**Material:**
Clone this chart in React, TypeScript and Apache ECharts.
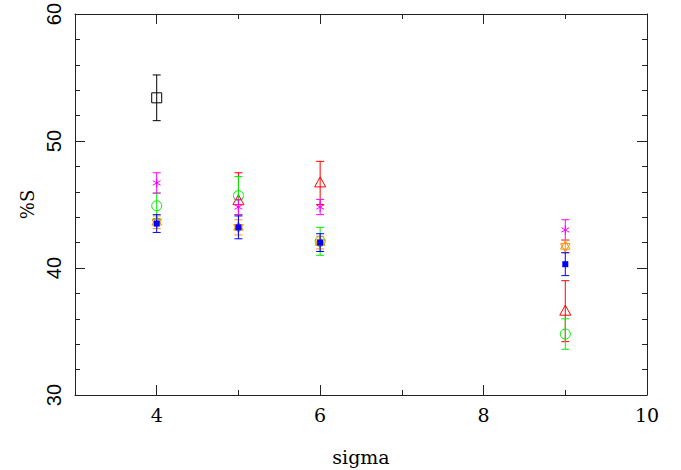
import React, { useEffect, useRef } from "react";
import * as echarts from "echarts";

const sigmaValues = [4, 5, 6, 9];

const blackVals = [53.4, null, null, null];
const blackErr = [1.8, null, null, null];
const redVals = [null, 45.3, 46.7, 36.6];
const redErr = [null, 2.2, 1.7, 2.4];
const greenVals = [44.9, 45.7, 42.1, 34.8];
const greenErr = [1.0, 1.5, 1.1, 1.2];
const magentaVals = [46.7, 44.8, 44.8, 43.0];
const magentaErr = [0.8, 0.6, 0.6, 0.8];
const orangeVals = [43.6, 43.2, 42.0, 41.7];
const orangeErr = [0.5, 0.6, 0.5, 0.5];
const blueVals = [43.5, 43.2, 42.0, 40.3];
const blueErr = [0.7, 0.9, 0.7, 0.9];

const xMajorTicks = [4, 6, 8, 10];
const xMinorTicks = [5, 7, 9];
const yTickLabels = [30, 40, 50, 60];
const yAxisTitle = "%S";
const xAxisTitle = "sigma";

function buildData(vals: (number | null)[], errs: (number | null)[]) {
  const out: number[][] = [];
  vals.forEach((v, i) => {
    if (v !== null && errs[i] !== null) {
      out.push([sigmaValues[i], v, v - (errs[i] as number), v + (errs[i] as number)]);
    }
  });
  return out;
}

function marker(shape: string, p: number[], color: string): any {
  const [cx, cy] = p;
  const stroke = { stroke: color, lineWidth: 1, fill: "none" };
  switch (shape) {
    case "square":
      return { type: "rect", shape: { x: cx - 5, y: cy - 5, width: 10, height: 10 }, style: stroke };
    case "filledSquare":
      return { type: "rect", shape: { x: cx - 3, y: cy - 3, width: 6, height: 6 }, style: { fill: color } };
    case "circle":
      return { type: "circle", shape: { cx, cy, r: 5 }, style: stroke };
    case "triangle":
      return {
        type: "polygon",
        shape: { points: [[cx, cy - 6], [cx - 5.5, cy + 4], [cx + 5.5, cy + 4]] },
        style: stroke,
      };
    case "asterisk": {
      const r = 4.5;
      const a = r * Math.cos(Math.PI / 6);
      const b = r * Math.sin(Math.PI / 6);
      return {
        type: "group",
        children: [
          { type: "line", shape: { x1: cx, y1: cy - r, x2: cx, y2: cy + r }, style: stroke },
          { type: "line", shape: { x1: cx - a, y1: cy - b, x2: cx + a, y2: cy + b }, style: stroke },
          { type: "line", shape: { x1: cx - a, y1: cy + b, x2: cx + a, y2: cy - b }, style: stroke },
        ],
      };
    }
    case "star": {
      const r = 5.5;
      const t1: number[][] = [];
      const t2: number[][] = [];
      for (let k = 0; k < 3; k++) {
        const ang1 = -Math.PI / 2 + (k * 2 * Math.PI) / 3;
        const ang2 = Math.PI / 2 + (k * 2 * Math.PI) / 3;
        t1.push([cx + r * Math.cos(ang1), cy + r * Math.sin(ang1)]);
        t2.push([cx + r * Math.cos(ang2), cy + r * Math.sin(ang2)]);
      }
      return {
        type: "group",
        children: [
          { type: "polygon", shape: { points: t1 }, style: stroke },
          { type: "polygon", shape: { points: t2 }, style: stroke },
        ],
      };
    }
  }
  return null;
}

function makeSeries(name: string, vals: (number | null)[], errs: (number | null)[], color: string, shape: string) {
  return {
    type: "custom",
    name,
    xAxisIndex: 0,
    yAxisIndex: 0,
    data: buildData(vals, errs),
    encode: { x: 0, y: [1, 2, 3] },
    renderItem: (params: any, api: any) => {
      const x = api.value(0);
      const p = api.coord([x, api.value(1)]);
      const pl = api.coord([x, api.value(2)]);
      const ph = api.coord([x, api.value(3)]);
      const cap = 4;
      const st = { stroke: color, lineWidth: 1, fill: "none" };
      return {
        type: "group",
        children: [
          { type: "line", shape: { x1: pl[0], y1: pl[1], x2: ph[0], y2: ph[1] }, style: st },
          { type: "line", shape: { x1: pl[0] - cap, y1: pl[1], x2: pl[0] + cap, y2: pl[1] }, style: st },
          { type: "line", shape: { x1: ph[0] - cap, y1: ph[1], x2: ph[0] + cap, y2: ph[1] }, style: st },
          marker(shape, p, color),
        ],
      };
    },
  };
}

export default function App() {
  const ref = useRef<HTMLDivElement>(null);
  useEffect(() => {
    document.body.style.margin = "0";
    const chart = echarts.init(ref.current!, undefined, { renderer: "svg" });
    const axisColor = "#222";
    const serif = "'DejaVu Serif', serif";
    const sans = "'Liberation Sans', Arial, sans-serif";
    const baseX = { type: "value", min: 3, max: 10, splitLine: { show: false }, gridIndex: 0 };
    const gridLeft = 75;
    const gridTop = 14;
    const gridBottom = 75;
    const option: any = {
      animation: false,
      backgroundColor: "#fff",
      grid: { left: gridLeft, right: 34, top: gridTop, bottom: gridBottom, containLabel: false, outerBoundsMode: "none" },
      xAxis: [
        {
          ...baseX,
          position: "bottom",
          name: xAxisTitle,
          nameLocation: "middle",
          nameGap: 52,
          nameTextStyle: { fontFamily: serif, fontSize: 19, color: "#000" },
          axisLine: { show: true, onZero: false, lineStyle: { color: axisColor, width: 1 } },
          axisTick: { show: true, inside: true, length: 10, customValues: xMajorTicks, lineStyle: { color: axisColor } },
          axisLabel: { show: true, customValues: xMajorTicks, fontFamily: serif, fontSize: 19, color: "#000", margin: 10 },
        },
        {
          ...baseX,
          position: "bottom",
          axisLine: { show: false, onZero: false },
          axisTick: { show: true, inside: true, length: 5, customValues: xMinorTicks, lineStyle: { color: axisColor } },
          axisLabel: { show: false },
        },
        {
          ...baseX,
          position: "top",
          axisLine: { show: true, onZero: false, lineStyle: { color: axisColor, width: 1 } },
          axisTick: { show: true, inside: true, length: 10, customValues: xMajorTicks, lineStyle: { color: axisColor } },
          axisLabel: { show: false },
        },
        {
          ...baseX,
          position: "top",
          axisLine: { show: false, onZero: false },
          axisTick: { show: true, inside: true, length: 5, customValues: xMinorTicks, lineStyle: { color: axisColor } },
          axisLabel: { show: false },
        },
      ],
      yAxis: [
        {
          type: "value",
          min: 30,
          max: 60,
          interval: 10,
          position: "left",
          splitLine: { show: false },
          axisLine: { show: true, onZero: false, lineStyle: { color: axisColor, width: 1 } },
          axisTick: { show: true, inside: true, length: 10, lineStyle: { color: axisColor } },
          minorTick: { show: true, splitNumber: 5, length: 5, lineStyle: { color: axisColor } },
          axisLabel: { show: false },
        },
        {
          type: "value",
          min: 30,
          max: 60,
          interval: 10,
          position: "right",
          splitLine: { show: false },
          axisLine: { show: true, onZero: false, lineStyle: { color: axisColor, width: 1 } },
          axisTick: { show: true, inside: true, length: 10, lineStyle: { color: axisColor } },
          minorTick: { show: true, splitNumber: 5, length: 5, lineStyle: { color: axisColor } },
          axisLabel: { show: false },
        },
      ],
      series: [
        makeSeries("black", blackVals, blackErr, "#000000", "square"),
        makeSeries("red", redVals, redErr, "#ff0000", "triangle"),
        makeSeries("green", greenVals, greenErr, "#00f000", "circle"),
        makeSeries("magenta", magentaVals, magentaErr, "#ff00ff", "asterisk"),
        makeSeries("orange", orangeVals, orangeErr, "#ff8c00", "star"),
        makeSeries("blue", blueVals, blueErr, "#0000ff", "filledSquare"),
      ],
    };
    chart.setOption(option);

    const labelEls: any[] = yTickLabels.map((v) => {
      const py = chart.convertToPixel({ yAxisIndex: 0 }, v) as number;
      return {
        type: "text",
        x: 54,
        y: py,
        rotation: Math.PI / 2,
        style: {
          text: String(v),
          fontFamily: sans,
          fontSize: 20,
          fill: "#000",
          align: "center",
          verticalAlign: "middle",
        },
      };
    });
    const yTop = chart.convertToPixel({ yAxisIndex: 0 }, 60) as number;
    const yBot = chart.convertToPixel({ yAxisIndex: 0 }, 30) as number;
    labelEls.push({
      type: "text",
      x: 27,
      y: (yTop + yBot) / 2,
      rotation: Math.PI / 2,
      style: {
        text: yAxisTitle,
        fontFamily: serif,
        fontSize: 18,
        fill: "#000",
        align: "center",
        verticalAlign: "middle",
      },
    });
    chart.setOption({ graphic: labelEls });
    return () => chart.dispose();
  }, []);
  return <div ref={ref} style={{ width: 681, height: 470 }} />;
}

**Problem to work on:** Set down again, exactly, the lines of the material above from its first line to the one with "const sigmaValues = [4, 5, 6, 9];", inclusive. Leave the pictures out.

**Task output:**
Clone this chart in React, TypeScript and Apache ECharts.
import React, { useEffect, useRef } from "react";
import * as echarts from "echarts";

const sigmaValues = [4, 5, 6, 9];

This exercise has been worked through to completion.